• [Material for this exercise]:
==========

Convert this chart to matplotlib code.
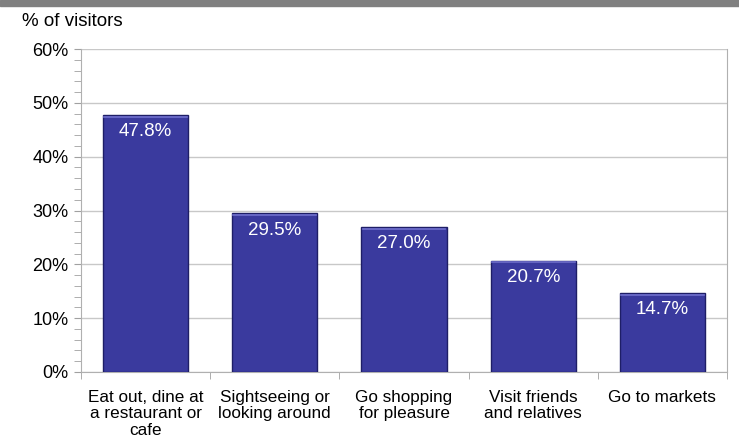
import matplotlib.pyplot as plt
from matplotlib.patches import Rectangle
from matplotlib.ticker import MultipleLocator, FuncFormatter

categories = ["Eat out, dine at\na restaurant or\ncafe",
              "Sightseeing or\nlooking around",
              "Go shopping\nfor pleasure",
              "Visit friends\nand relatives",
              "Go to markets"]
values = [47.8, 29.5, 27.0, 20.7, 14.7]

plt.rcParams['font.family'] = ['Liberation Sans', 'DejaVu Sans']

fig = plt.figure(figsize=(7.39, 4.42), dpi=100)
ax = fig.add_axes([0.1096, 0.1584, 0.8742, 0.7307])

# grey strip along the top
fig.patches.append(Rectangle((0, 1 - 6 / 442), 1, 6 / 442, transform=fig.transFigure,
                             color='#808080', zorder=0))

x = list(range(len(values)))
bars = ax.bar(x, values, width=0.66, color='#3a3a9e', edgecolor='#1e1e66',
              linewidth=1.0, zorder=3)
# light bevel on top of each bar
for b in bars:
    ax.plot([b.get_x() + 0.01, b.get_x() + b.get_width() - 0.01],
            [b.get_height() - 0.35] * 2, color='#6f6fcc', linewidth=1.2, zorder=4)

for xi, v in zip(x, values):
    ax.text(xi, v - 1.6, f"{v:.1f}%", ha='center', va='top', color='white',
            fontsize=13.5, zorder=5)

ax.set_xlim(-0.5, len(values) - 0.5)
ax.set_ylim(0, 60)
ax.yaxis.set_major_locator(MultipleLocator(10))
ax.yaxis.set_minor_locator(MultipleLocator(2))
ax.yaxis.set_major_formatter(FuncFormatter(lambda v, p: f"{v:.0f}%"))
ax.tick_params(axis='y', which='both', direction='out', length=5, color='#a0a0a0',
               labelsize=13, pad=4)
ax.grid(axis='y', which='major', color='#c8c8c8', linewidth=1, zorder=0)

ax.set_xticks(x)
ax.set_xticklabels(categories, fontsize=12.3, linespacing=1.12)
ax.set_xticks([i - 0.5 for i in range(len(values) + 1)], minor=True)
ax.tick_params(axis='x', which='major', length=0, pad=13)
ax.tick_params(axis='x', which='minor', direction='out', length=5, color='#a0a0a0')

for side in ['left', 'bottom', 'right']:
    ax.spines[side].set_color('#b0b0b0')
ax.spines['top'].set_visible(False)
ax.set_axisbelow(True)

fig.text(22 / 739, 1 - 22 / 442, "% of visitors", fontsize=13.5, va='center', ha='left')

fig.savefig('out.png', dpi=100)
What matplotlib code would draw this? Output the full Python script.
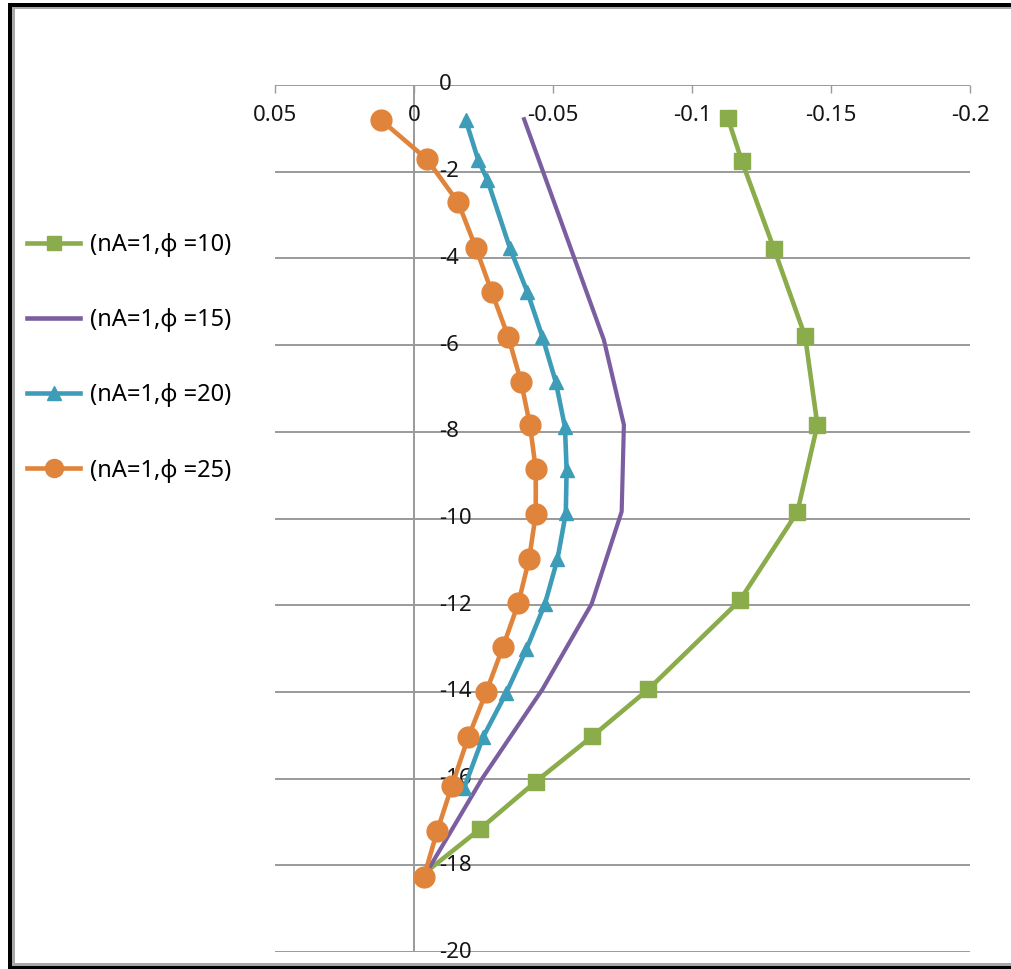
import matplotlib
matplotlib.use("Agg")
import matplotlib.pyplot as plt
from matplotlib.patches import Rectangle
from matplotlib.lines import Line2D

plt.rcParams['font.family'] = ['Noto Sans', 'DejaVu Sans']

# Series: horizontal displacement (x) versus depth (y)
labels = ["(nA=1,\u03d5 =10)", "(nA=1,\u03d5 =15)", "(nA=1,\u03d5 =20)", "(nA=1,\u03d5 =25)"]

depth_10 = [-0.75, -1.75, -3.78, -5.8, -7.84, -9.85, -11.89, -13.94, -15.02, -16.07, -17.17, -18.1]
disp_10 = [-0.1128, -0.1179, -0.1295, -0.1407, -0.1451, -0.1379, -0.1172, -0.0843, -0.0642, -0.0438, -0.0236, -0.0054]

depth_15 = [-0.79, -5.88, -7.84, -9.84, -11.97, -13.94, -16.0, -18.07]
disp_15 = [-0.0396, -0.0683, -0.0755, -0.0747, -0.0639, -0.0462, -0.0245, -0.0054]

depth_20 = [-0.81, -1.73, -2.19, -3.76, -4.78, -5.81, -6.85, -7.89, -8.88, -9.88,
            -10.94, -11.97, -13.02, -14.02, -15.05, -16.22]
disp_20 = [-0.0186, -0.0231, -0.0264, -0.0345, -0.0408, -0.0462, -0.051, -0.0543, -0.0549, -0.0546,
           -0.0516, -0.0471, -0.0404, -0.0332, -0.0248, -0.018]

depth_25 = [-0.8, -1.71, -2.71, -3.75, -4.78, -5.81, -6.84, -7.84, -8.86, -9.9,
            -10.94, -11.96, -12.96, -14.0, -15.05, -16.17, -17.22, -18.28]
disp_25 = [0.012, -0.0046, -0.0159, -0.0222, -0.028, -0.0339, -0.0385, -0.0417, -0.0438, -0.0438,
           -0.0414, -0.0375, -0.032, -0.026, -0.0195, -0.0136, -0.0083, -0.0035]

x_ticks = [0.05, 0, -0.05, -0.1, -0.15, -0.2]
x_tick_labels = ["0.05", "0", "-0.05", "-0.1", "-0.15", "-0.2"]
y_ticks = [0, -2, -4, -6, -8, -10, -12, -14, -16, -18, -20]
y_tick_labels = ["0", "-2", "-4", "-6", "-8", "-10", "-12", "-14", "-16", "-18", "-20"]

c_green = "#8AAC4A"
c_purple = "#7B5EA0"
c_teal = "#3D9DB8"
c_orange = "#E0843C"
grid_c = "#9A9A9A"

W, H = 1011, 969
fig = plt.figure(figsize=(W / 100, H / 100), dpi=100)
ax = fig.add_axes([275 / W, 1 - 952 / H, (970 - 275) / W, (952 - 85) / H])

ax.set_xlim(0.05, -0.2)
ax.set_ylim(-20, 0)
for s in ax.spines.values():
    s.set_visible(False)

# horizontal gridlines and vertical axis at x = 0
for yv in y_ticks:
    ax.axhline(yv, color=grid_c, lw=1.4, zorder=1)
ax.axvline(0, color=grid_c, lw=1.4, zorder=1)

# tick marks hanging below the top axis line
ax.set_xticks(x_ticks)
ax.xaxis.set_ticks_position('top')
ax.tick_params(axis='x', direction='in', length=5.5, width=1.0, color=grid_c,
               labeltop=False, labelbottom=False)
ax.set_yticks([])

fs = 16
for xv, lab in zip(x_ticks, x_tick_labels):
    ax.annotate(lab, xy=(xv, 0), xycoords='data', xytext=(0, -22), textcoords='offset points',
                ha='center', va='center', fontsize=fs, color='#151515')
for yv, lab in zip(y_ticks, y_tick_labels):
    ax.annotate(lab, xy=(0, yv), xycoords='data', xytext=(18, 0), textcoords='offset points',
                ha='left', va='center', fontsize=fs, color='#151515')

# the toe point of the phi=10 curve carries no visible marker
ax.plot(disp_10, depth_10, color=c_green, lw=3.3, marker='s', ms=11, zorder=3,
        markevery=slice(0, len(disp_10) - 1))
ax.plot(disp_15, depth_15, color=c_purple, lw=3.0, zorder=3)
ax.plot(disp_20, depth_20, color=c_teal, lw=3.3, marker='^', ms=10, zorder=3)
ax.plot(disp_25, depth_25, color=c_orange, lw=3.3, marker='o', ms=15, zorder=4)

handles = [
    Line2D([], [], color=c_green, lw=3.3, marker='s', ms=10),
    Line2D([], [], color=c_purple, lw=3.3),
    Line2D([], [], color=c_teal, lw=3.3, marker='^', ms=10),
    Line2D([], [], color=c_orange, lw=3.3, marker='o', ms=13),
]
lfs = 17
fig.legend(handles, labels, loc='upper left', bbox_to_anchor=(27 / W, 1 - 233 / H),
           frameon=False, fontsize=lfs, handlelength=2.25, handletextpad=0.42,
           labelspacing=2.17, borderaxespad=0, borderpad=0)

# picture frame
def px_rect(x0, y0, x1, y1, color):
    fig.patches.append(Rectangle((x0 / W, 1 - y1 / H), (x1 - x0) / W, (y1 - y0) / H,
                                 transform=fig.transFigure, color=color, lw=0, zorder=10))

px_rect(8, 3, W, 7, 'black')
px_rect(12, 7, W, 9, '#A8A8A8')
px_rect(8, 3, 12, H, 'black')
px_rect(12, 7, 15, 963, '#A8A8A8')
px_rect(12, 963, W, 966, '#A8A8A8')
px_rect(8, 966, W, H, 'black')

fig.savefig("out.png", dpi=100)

==========

• [Stated problem]:
Return every line of the preceding records in which the word "code" appears.

• [Exercise output]:
Convert this chart to matplotlib code.
What matplotlib code would draw this? Output the full Python script.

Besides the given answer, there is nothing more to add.